If you haven’t been up to the UNBC campus to see Phase 2 of the David Douglas Botanical Garden Society project, it’s worth checking out.
The garden space has been logged, levelled and covered with topsoil and volunteers have planted bulbs, trees and shrubs in the new display garden adjacent to the UNBC daycare facility.
The project also includes the Rotary community garden, a series of raised rectangular beds positioned on a plateau above the display garden. Gravel pathways connect the gardens and they will eventually lead to a trail network in the forest that makes up most of the 23-acre site earmarked for further expansion.
Landscape architects from Vancouver radically changed the original layout of the new gardens to create a more appealing experience for visitors.
“We had done quite a linear design, a walkway with beds off to the sides, but they did their homework and changed it to a more organic flowing pattern,” said DDBGS president Linda Naess.
“As you come into the entry there are two paths that join and that symbolizes the confluence of the two rivers, which is what Lheidli T’enneh means. So the garden reflects that flowing confluence.”
Winton Global donated a small passive energy building which will be hooked up to utility lines (water, sewer and electricity) that run from UNBC. The garden areas will be wired for lights. The extended summer-like weather in October allowed much of that work to proceed ahead of schedule.

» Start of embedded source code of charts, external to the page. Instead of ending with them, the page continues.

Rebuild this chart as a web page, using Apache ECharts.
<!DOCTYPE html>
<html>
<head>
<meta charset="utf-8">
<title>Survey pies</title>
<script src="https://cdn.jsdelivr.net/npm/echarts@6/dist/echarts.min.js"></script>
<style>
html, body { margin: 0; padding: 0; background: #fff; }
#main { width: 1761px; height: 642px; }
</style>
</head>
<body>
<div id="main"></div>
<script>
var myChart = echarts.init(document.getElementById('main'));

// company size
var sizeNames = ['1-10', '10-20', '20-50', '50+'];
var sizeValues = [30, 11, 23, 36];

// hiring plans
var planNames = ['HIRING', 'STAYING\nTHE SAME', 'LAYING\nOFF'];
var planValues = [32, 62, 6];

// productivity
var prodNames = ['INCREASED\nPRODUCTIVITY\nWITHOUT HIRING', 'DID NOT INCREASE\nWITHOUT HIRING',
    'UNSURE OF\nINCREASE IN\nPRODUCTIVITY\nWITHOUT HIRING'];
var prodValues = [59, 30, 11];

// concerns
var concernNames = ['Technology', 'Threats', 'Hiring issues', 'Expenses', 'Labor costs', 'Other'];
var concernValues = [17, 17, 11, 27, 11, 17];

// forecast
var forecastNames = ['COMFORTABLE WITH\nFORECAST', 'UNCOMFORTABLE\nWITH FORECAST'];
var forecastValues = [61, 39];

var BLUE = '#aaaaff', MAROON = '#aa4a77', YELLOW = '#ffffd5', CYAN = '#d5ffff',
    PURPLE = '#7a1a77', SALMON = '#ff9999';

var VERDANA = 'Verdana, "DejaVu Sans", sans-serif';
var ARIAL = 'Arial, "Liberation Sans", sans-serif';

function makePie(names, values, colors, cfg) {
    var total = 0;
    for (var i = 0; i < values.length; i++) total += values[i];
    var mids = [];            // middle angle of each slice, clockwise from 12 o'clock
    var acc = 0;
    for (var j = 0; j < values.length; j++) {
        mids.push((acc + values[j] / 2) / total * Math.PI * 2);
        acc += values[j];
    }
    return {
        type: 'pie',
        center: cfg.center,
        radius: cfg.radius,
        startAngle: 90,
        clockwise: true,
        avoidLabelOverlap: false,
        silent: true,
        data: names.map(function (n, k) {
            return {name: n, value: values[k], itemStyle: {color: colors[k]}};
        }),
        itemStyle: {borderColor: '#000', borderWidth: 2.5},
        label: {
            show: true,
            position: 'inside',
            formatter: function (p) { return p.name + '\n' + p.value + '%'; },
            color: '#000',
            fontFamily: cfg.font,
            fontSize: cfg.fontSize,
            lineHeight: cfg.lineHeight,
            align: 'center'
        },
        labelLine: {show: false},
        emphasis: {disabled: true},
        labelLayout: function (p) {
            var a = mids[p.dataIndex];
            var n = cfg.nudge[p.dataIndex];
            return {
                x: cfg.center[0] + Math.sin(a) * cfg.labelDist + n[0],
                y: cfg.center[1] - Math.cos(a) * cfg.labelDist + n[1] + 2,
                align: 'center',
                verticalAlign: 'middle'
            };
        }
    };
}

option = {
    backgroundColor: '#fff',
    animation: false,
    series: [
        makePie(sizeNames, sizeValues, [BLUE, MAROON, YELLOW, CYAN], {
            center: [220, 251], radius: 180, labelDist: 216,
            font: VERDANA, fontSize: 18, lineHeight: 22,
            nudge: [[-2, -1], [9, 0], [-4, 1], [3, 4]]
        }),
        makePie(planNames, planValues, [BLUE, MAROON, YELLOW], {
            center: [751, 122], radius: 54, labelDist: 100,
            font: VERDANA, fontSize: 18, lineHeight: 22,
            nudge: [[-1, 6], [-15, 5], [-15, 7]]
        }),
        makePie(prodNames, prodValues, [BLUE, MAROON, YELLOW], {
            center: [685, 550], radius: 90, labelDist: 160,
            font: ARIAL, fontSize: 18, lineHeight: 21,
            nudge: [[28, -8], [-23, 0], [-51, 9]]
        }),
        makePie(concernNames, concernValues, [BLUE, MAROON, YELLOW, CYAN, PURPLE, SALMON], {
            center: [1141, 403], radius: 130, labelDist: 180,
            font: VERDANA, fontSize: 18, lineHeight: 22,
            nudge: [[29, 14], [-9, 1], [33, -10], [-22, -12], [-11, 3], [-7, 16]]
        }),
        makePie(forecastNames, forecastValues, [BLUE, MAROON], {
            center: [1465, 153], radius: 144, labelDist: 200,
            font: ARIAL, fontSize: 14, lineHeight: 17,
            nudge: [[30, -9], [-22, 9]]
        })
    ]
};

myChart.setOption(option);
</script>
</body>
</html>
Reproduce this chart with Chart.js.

The Recycling and Environmental Action Planning Society (REAPS) has moved its composting operation and office to the garden site.
The $1.2 million project is being funded by grants from the province and Northern Development Initiatives and through proceeds from the society’s annual plant sale at UNBC.
The society plans to eventually build a visitor centre/office, which will be available to rent for weddings, meetings and conferences to generate revenues. Estimated to cost $2 million, Naess says that will be the priority of future fundraising efforts.
A space has been set aside to build a folly - a focal-point tower which will offer visitors a birds-eye view of the garden. A greenhouse is also a priority for the society.